Liu Xiaoyuan, another lawyer who defended Tohti, confirmed the sentences. A court official contacted about the case declined to comment.
China’s courts lack independence from the ruling Communist party and appeals in such cases are typically rejected. In severe cases, charges of separatism are punishable by death.
The seven students were separated into two trials in November, one conducted in Chinese and a second in the Uighur language for one student.
China has blamed violent attacks in which hundreds of people have been killed in recent years on Islamist militants from Xinjiang who it says want to establish an independent state called East Turkestan.

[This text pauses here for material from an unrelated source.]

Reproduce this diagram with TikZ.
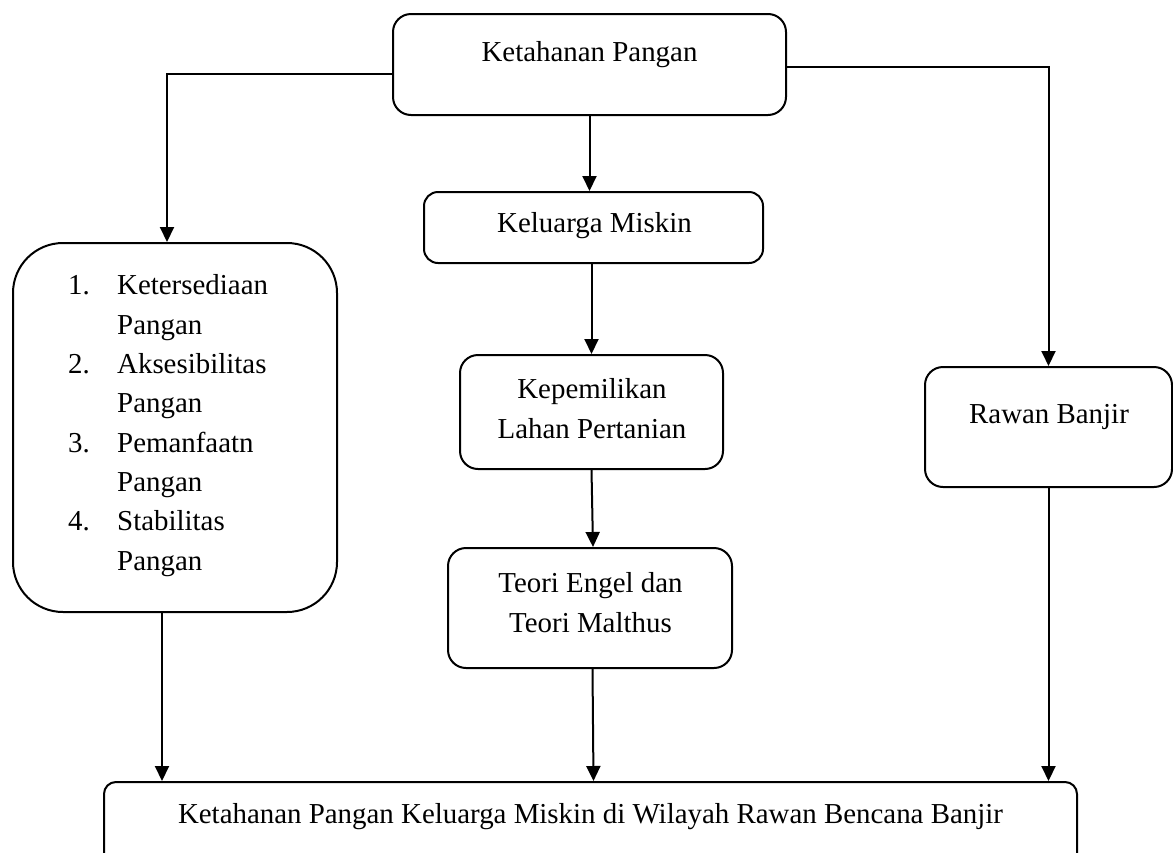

China has made no mention of the cases and has not provided names of the students, many of whom had been detained since January. However, rights groups have identified the students.
The Global Times, a tabloid run by the party’s official People’s Daily, said six of the students – Perhat Halmurat, Shohret Nijat, Mutellip Imin, Abduqeyyum Ablimit, Atikem Rozi and Akbar Imin, are Uighur. The seventh student, Luo Yuwei, is from the Yi ethnic minority, the paper said.
The US has called for the release of Tohti and his students.
Prosecutors said Tohti had “bewitched and coerced young ethnic students” on the Uighurbiz.net website he ran. The economics professor said he had never associated with any terrorist organisation and “relied only on pen and paper” to advocate for Uighurs’ rights.